• Problem to work on:
Write out every line of the material as it stands, apart from the pictures.

• Data segment:
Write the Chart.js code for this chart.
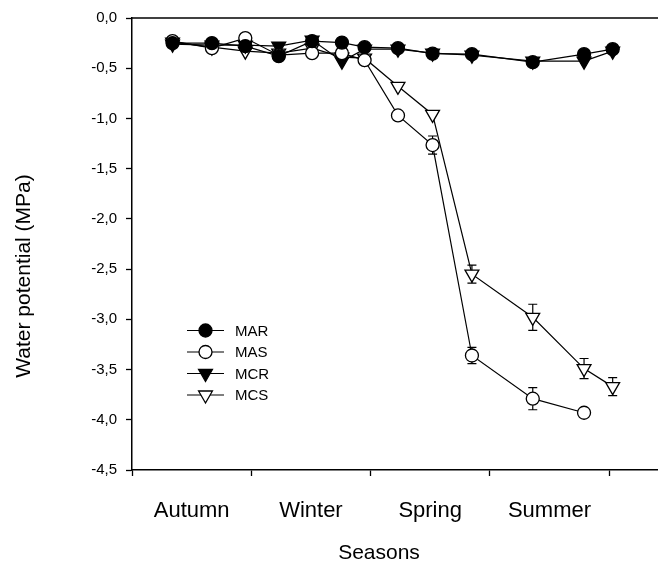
<!DOCTYPE html>
<html>
<head>
<meta charset="utf-8">
<script src="https://cdn.jsdelivr.net/npm/chart.js@4/dist/chart.umd.min.js"></script>
<style>
html,body{margin:0;padding:0;background:#fff;}
#wrap{width:658px;height:562px;position:relative;}
</style>
</head>
<body>
<div id="wrap"><canvas id="c" width="658" height="562"></canvas></div>
<script>
// ---- data ----
const seasons = ['Autumn', 'Winter', 'Spring', 'Summer'];
const sampleTimes = [0.34, 0.67, 0.95, 1.23, 1.51, 1.76, 1.95, 2.23, 2.52, 2.85, 3.36, 3.79, 4.03];
const mar = [-0.25, -0.25, -0.28, -0.38, -0.23, -0.245, -0.29, -0.30, -0.355, -0.36, -0.44, -0.36, -0.31];
const mas = [-0.23, -0.30, -0.20, -0.37, -0.35, -0.35, -0.42, -0.97, -1.265, -3.36, -3.79, -3.93, null];
const mcr = [-0.26, -0.27, -0.27, -0.28, -0.22, -0.43, -0.31, -0.31, -0.35, -0.37, -0.43, -0.43, -0.33];
const mcs = [-0.24, -0.29, -0.33, -0.35, -0.30, -0.39, -0.40, -0.68, -0.96, -2.55, -2.98, -3.49, -3.67];
const masErr = [null, null, null, null, null, null, null, null, 0.09, 0.08, 0.11, null, null];
const mcsErr = [null, null, null, null, null, null, null, null, null, 0.09, 0.13, 0.10, 0.09];
const yTicks = [0, -0.5, -1, -1.5, -2, -2.5, -3, -3.5, -4, -4.5];

const FONT = '"Liberation Sans", Arial, sans-serif';

function pts(arr) {
  return sampleTimes.map((t, i) => ({x: t, y: arr[i]})).filter(p => p.y !== null);
}
function ds(label, arr, style, fill, radius, errs) {
  return {
    label: label,
    data: pts(arr),
    errors: errs,
    raw: arr,
    borderColor: '#000',
    borderWidth: 1.2,
    pointStyle: style,
    pointRotation: style === 'triangle' ? 180 : 0,
    pointRadius: radius,
    pointHoverRadius: radius,
    pointBackgroundColor: fill,
    pointBorderColor: '#000',
    pointBorderWidth: 1.3,
    fill: false,
    tension: 0,
    clip: false
  };
}

const datasets = [
  ds('MAR', mar, 'circle', '#000', 6.5, null),
  ds('MAS', mas, 'circle', '#fff', 6.5, masErr),
  ds('MCR', mcr, 'triangle', '#000', 8, null),
  ds('MCS', mcs, 'triangle', '#fff', 8, mcsErr)
];

const errorBars = {
  id: 'errorBars',
  beforeDatasetsDraw(chart) {
    const ctx = chart.ctx, xs = chart.scales.x, ys = chart.scales.y;
    ctx.save();
    ctx.strokeStyle = '#000';
    ctx.lineWidth = 1.2;
    chart.data.datasets.forEach(d => {
      if (!d.errors) return;
      d.errors.forEach((e, i) => {
        if (e === null || d.raw[i] === null) return;
        const x = xs.getPixelForValue(sampleTimes[i]);
        const yt = ys.getPixelForValue(d.raw[i] + e);
        const yb = ys.getPixelForValue(d.raw[i] - e);
        ctx.beginPath();
        ctx.moveTo(x, yt); ctx.lineTo(x, yb);
        ctx.moveTo(x - 4.5, yt); ctx.lineTo(x + 4.5, yt);
        ctx.moveTo(x - 4.5, yb); ctx.lineTo(x + 4.5, yb);
        ctx.stroke();
      });
    });
    ctx.restore();
  }
};

const extras = {
  id: 'extras',
  afterDraw(chart) {
    const ctx = chart.ctx, a = chart.chartArea;
    ctx.save();
    // top frame line
    ctx.strokeStyle = '#000';
    ctx.lineWidth = 1.5;
    ctx.beginPath();
    ctx.moveTo(a.left, a.top);
    ctx.lineTo(a.right, a.top);
    ctx.stroke();
    // legend
    const rows = [330.5, 352, 373.5, 395];
    chart.data.datasets.forEach((d, i) => {
      const y = rows[i];
      ctx.strokeStyle = '#000';
      ctx.lineWidth = 1.2;
      ctx.beginPath();
      ctx.moveTo(187, y); ctx.lineTo(224, y);
      ctx.stroke();
      ctx.fillStyle = d.pointBackgroundColor;
      ctx.strokeStyle = '#000';
      ctx.lineWidth = d.pointBorderWidth;
      Chart.helpers.drawPoint(ctx, {pointStyle: d.pointStyle, rotation: d.pointRotation, radius: d.pointRadius, borderWidth: d.pointBorderWidth}, 205.5, y);
      ctx.fillStyle = '#000';
      ctx.font = '15px ' + FONT;
      ctx.textAlign = 'left';
      ctx.textBaseline = 'middle';
      ctx.fillText(d.label, 235, y + 1);
    });
    // axis titles
    ctx.fillStyle = '#000';
    ctx.font = '21px ' + FONT;
    ctx.textAlign = 'center';
    ctx.textBaseline = 'middle';
    ctx.fillText('Seasons', 379, 553);
    ctx.translate(24, 276);
    ctx.rotate(-Math.PI / 2);
    ctx.fillText('Water potential (MPa)', 0, 0);
    ctx.restore();
  }
};

new Chart(document.getElementById('c'), {
  type: 'line',
  data: {datasets: datasets},
  options: {
    responsive: false,
    animation: false,
    events: [],
    layout: {autoPadding: false, padding: {top: 17, right: 0, bottom: 0, left: 0}},
    plugins: {legend: {display: false}, tooltip: {enabled: false}},
    scales: {
      x: {
        type: 'linear',
        min: 0,
        max: 4.41,
        afterBuildTicks(scale) {
          const t = [];
          for (let i = 0; i <= seasons.length; i++) {
            t.push({value: i});
            if (i < seasons.length) t.push({value: i + 0.5});
          }
          scale.ticks = t;
        },
        afterFit(scale) { scale.height = 92; scale.paddingRight = 0; scale.paddingLeft = 0; },
        ticks: {
          autoSkip: false,
          maxRotation: 0,
          color: '#000',
          padding: 22,
          font: {family: FONT, size: 22},
          callback(v) {
            const k = v - 0.5;
            return Number.isInteger(k) ? seasons[k] : '';
          }
        },
        grid: {
          drawOnChartArea: false,
          tickLength: 6,
          tickWidth: 1.3,
          tickColor: ctx => Number.isInteger(ctx.tick.value) ? '#000' : 'rgba(0,0,0,0)'
        },
        border: {color: '#000', width: 1.5}
      },
      y: {
        type: 'linear',
        min: -4.5,
        max: 0,
        afterBuildTicks(scale) { scale.ticks = yTicks.map(v => ({value: v})); },
        afterFit(scale) { scale.width = 132; },
        ticks: {
          color: '#000',
          padding: 9,
          font: {family: FONT, size: 15},
          callback(v) { return v.toFixed(1).replace('.', ','); }
        },
        grid: {drawOnChartArea: false, tickLength: 6, tickWidth: 1.3, tickColor: '#000'},
        border: {color: '#000', width: 1.5}
      }
    }
  },
  plugins: [errorBars, extras]
});
</script>
</body>
</html>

• Full response:
Write the Chart.js code for this chart.
<!DOCTYPE html>
<html>
<head>
<meta charset="utf-8">
<script src="https://cdn.jsdelivr.net/npm/chart.js@4/dist/chart.umd.min.js"></script>
<style>
html,body{margin:0;padding:0;background:#fff;}
#wrap{width:658px;height:562px;position:relative;}
</style>
</head>
<body>
<div id="wrap"><canvas id="c" width="658" height="562"></canvas></div>
<script>
// ---- data ----
const seasons = ['Autumn', 'Winter', 'Spring', 'Summer'];
const sampleTimes = [0.34, 0.67, 0.95, 1.23, 1.51, 1.76, 1.95, 2.23, 2.52, 2.85, 3.36, 3.79, 4.03];
const mar = [-0.25, -0.25, -0.28, -0.38, -0.23, -0.245, -0.29, -0.30, -0.355, -0.36, -0.44, -0.36, -0.31];
const mas = [-0.23, -0.30, -0.20, -0.37, -0.35, -0.35, -0.42, -0.97, -1.265, -3.36, -3.79, -3.93, null];
const mcr = [-0.26, -0.27, -0.27, -0.28, -0.22, -0.43, -0.31, -0.31, -0.35, -0.37, -0.43, -0.43, -0.33];
const mcs = [-0.24, -0.29, -0.33, -0.35, -0.30, -0.39, -0.40, -0.68, -0.96, -2.55, -2.98, -3.49, -3.67];
const masErr = [null, null, null, null, null, null, null, null, 0.09, 0.08, 0.11, null, null];
const mcsErr = [null, null, null, null, null, null, null, null, null, 0.09, 0.13, 0.10, 0.09];
const yTicks = [0, -0.5, -1, -1.5, -2, -2.5, -3, -3.5, -4, -4.5];

const FONT = '"Liberation Sans", Arial, sans-serif';

function pts(arr) {
  return sampleTimes.map((t, i) => ({x: t, y: arr[i]})).filter(p => p.y !== null);
}
function ds(label, arr, style, fill, radius, errs) {
  return {
    label: label,
    data: pts(arr),
    errors: errs,
    raw: arr,
    borderColor: '#000',
    borderWidth: 1.2,
    pointStyle: style,
    pointRotation: style === 'triangle' ? 180 : 0,
    pointRadius: radius,
    pointHoverRadius: radius,
    pointBackgroundColor: fill,
    pointBorderColor: '#000',
    pointBorderWidth: 1.3,
    fill: false,
    tension: 0,
    clip: false
  };
}

const datasets = [
  ds('MAR', mar, 'circle', '#000', 6.5, null),
  ds('MAS', mas, 'circle', '#fff', 6.5, masErr),
  ds('MCR', mcr, 'triangle', '#000', 8, null),
  ds('MCS', mcs, 'triangle', '#fff', 8, mcsErr)
];

const errorBars = {
  id: 'errorBars',
  beforeDatasetsDraw(chart) {
    const ctx = chart.ctx, xs = chart.scales.x, ys = chart.scales.y;
    ctx.save();
    ctx.strokeStyle = '#000';
    ctx.lineWidth = 1.2;
    chart.data.datasets.forEach(d => {
      if (!d.errors) return;
      d.errors.forEach((e, i) => {
        if (e === null || d.raw[i] === null) return;
        const x = xs.getPixelForValue(sampleTimes[i]);
        const yt = ys.getPixelForValue(d.raw[i] + e);
        const yb = ys.getPixelForValue(d.raw[i] - e);
        ctx.beginPath();
        ctx.moveTo(x, yt); ctx.lineTo(x, yb);
        ctx.moveTo(x - 4.5, yt); ctx.lineTo(x + 4.5, yt);
        ctx.moveTo(x - 4.5, yb); ctx.lineTo(x + 4.5, yb);
        ctx.stroke();
      });
    });
    ctx.restore();
  }
};

const extras = {
  id: 'extras',
  afterDraw(chart) {
    const ctx = chart.ctx, a = chart.chartArea;
    ctx.save();
    // top frame line
    ctx.strokeStyle = '#000';
    ctx.lineWidth = 1.5;
    ctx.beginPath();
    ctx.moveTo(a.left, a.top);
    ctx.lineTo(a.right, a.top);
    ctx.stroke();
    // legend
    const rows = [330.5, 352, 373.5, 395];
    chart.data.datasets.forEach((d, i) => {
      const y = rows[i];
      ctx.strokeStyle = '#000';
      ctx.lineWidth = 1.2;
      ctx.beginPath();
      ctx.moveTo(187, y); ctx.lineTo(224, y);
      ctx.stroke();
      ctx.fillStyle = d.pointBackgroundColor;
      ctx.strokeStyle = '#000';
      ctx.lineWidth = d.pointBorderWidth;
      Chart.helpers.drawPoint(ctx, {pointStyle: d.pointStyle, rotation: d.pointRotation, radius: d.pointRadius, borderWidth: d.pointBorderWidth}, 205.5, y);
      ctx.fillStyle = '#000';
      ctx.font = '15px ' + FONT;
      ctx.textAlign = 'left';
      ctx.textBaseline = 'middle';
      ctx.fillText(d.label, 235, y + 1);
    });
    // axis titles
    ctx.fillStyle = '#000';
    ctx.font = '21px ' + FONT;
    ctx.textAlign = 'center';
    ctx.textBaseline = 'middle';
    ctx.fillText('Seasons', 379, 553);
    ctx.translate(24, 276);
    ctx.rotate(-Math.PI / 2);
    ctx.fillText('Water potential (MPa)', 0, 0);
    ctx.restore();
  }
};

new Chart(document.getElementById('c'), {
  type: 'line',
  data: {datasets: datasets},
  options: {
    responsive: false,
    animation: false,
    events: [],
    layout: {autoPadding: false, padding: {top: 17, right: 0, bottom: 0, left: 0}},
    plugins: {legend: {display: false}, tooltip: {enabled: false}},
    scales: {
      x: {
        type: 'linear',
        min: 0,
        max: 4.41,
        afterBuildTicks(scale) {
          const t = [];
          for (let i = 0; i <= seasons.length; i++) {
            t.push({value: i});
            if (i < seasons.length) t.push({value: i + 0.5});
          }
          scale.ticks = t;
        },
        afterFit(scale) { scale.height = 92; scale.paddingRight = 0; scale.paddingLeft = 0; },
        ticks: {
          autoSkip: false,
          maxRotation: 0,
          color: '#000',
          padding: 22,
          font: {family: FONT, size: 22},
          callback(v) {
            const k = v - 0.5;
            return Number.isInteger(k) ? seasons[k] : '';
          }
        },
        grid: {
          drawOnChartArea: false,
          tickLength: 6,
          tickWidth: 1.3,
          tickColor: ctx => Number.isInteger(ctx.tick.value) ? '#000' : 'rgba(0,0,0,0)'
        },
        border: {color: '#000', width: 1.5}
      },
      y: {
        type: 'linear',
        min: -4.5,
        max: 0,
        afterBuildTicks(scale) { scale.ticks = yTicks.map(v => ({value: v})); },
        afterFit(scale) { scale.width = 132; },
        ticks: {
          color: '#000',
          padding: 9,
          font: {family: FONT, size: 15},
          callback(v) { return v.toFixed(1).replace('.', ','); }
        },
        grid: {drawOnChartArea: false, tickLength: 6, tickWidth: 1.3, tickColor: '#000'},
        border: {color: '#000', width: 1.5}
      }
    }
  },
  plugins: [errorBars, extras]
});
</script>
</body>
</html>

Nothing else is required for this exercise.